Daniel García-Donoso is a Junior Visiting Fellow at the Institute’s Centre or the Study of Cultural Memory. He is originally from Córdoba (Spain), where he got a Licenciatura in Hispanic Philology in 2005. He is currently a 5th-year doctoral student at the Department of Spanish and Portuguese at Yale University, where he has also taught courses in Spanish language and translation. His research thus far has led him to realize the importance many contemporary writers from Spain (Miguel Delibes, Manuel Rivas, and Eduardo Mendoza, to name just a few) attribute to religious writing, especially the Bible, secularizing it and at the same time re-evaluating the ethical validity of this type of discourse. While at the IGRS, he will examine the ways in which religious discourse develops into a key analytic through which to access cultural memory in contemporary Spanish fiction, both narrative and film, about the Civil War.

After having spent the year in Darmstadt as a Rotary International Exchange Student and International Ambassador at the Justus-Liebig-Schule Gymnasium, Mary Catherine Lawler worked as a 'Praktikantin' (intern) at the Goethe-Institut in Melbourne, and then went on to obtain both her BA in German Language and Literature and MA in German Literature from Rutgers University. While at the Institute she will be examining Ingeborg Bachmann's novel Malina as a triangular love story. She also plans to focus on Bachmann’s personal relationships with men to see how her correspondence (particularly with Paul Celan and Hans Werner Henze) may determine Bachmann’s theory of fascism between the sexes.

Mattia Marino is based at Bangor University where he teaches Italian, comparative literature and European ideologies, history and cinema. In 2010 he also lectured in translation and co-organised an interdisciplinary conference at the University of Salford on the concept of crisis. His research focuses on relativism and European identity in literature and cinema, and he writes grotesque poetry. He has conducted research in Catanzaro (Italy), Maastricht, and in America, and published among others in the journal Other Modernities and The Journal of Contemporary European Studies, where his articles focus on Italy and Germany and their relationships to both Eastern and Western Europe, and on texts in English, Dutch, French, Spanish, and Portuguese representing postcolonial hybridity and social diversity in western identity. Marino is a Junior Visiting Fellow in the Centre for Cultural Memory at the IGRS, where he is working on grotesque female bodies in recent novels by, and public interviews with, Italian-, German-, and French-speaking women writers. He has contributed to the European Cinema Research Forum and is a member of the British and American Comparative Literature Associations.

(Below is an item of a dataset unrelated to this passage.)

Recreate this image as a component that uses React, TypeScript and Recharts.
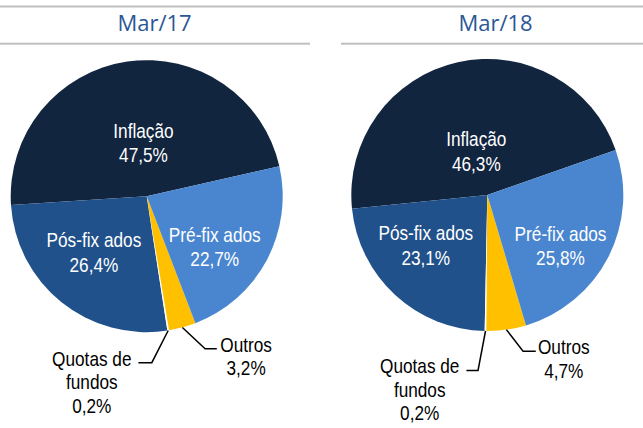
import React from "react"
import { PieChart, Pie, Cell } from "recharts"

const categories = ["Inflação", "Pós-fix ados", "Quotas de fundos", "Outros", "Pré-fix ados"]
const labelLines = [["Inflação"], ["Pós-fix ados"], ["Quotas de", "fundos"], ["Outros"], ["Pré-fix ados"]]
const mar17 = [47.5, 26.4, 0.2, 3.2, 22.7]
const mar18 = [46.3, 23.1, 0.2, 4.7, 25.8]
const titles = ["Mar/17", "Mar/18"]

const colors = ["#12253F", "#21518A", "#FFFFFF", "#FFC000", "#4A86D0"]
const FONT = '"Liberation Sans", Arial, sans-serif'
const NARROW = 0.82
const RAD = Math.PI / 180

type Layout = {
  inside: Record<string, [number, number]>
  outside: Record<string, { elbow: [number, number]; end: [number, number]; textDx: number }>
}

const leftLayout: Layout = {
  inside: { "Inflação": [0.4, -4.8], "Pós-fix ados": [0.56, -5.1], "Pré-fix ados": [0.62, -8] },
  outside: {
    Outros: { elbow: [22.7, 21.4], end: [34.4, 21.4], textDx: 29.3 },
    "Quotas de fundos": { elbow: [-16.4, 32.2], end: [-29.8, 32.2], textDx: -46.6 },
  },
}

const rightLayout: Layout = {
  inside: { "Inflação": [0.34, 1.2], "Pós-fix ados": [0.58, -8.6], "Pré-fix ados": [0.65, -7] },
  outside: {
    Outros: { elbow: [16.7, 21.6], end: [29.4, 21.6], textDx: 28 },
    "Quotas de fundos": { elbow: [-7.5, 39.5], end: [-19.1, 39.5], textDx: -46.7 },
  },
}

const toData = (values: number[]) => categories.map((name, i) => ({ name, value: values[i] }))
const fmt = (v: number) => v.toFixed(1).replace(".", ",") + "%"

// narrow text look: squeeze horizontally around its own x
const NarrowText = ({ x, y, lines, fill, gap }: { x: number; y: number; lines: string[]; fill: string; gap: number }) => (
  <text
    x={x}
    y={y}
    fill={fill}
    fontSize={21}
    fontFamily={FONT}
    textAnchor="middle"
    transform={`translate(${x},0) scale(${NARROW},1) translate(${-x},0)`}
  >
    {lines.map((l, i) => (
      <tspan key={i} x={x} dy={i === 0 ? 0 : gap}>
        {l}
      </tspan>
    ))}
  </text>
)

const makeLabel = (layout: Layout) => (props: any) => {
  const { cx, cy, midAngle, outerRadius, value } = props
  const name = props.name ?? props.payload?.name
  const idx = categories.indexOf(name)
  const lines = [...labelLines[idx], fmt(value)]

  if (layout.inside[name]) {
    const [rf, shift] = layout.inside[name]
    const a = (midAngle + shift) * RAD
    const x = cx + outerRadius * rf * Math.cos(a)
    const y = cy - outerRadius * rf * Math.sin(a)
    return <NarrowText x={x} y={y - 4} lines={lines} fill="#fff" gap={24.5} />
  }

  const o = layout.outside[name]
  const a = midAngle * RAD
  const ex = cx + outerRadius * Math.cos(a)
  const ey = cy - outerRadius * Math.sin(a)
  const bx = ex + o.elbow[0]
  const by = ey + o.elbow[1]
  const fx = ex + o.end[0]
  const fy = ey + o.end[1]
  return (
    <g>
      <polyline points={`${ex},${ey} ${bx},${by} ${fx},${fy}`} fill="none" stroke="#000" strokeWidth={1.5} />
      <NarrowText x={fx + o.textDx} y={fy + 3} lines={lines} fill="#000" gap={23.5} />
    </g>
  )
}

export default function App() {
  return (
    <div style={{ position: "absolute", left: 0, top: 0, width: 643, height: 428, background: "#fff" }}>
      <svg width={643} height={428} style={{ position: "absolute", left: 0, top: 0 }}>
        <rect x={0} y={5.5} width={643} height={2} fill="#BFBFBF" />
        <rect x={0} y={42.7} width={310} height={2} fill="#BFBFBF" />
        <rect x={341} y={42.7} width={302} height={2} fill="#BFBFBF" />
        <text x={154.5} y={30.5} textAnchor="middle" fontSize={22} fontFamily='"Open Sans", sans-serif' fill="#2B5797">
          {titles[0]}
        </text>
        <text x={495.5} y={30.5} textAnchor="middle" fontSize={22} fontFamily='"Open Sans", sans-serif' fill="#2B5797">
          {titles[1]}
        </text>
      </svg>
      <div style={{ position: "absolute", left: 0, top: 0 }}>
        <PieChart width={643} height={428} margin={{ top: 0, right: 0, bottom: 0, left: 0 }}>
          <Pie
            data={toData(mar17)}
            dataKey="value"
            nameKey="name"
            cx={146.7}
            cy={196.2}
            outerRadius={136}
            startAngle={12.7}
            endAngle={372.7}
            stroke="none"
            labelLine={false}
            label={makeLabel(leftLayout)}
            isAnimationActive={false}
          >
            {categories.map((c, i) => (
              <Cell key={c} fill={colors[i]} />
            ))}
          </Pie>
          <Pie
            data={toData(mar18)}
            dataKey="value"
            nameKey="name"
            cx={487.3}
            cy={195}
            outerRadius={136}
            startAngle={19.3}
            endAngle={379.3}
            stroke="none"
            labelLine={false}
            label={makeLabel(rightLayout)}
            isAnimationActive={false}
          >
            {categories.map((c, i) => (
              <Cell key={c} fill={colors[i]} />
            ))}
          </Pie>
        </PieChart>
      </div>
    </div>
  )
}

Philipp Redl is a Junior Visiting Fellow at the IGRS. He studied German literature an philosophy at the University of Freiburg (Staatsexamen, 2009). Since 2010 he has been Wissenschaftlicher Mitarbeiter at the Institute for German Philology in Heidelberg. His particular interests are in turn-of-the- century literature and 'Editionsphilologie'. Currently, he is working on the relation between poetry and academia 1900-1933.

Renée Winter studied history in Vienna and Paris. Her research interests include film and television, representations of the National Socialist past, gender and migration and post-colonialism. In 2007 she published on Austrian filmic representations of Africa in the 1950s: Nicht alle Weissen schiessen. Afrikarepräsentationen im Österreich der 1950er Jahre im Kontext von (Post-)Kolonialismus und (Post-)Nationalsozialismus [together with Vida Bakondy]. She is currently writing a dissertation about the representation of the National Socialist past in 1960s' Austrian television, and teaching at the Institute for Theatre, Film, and Media Studies at the University of Vienna.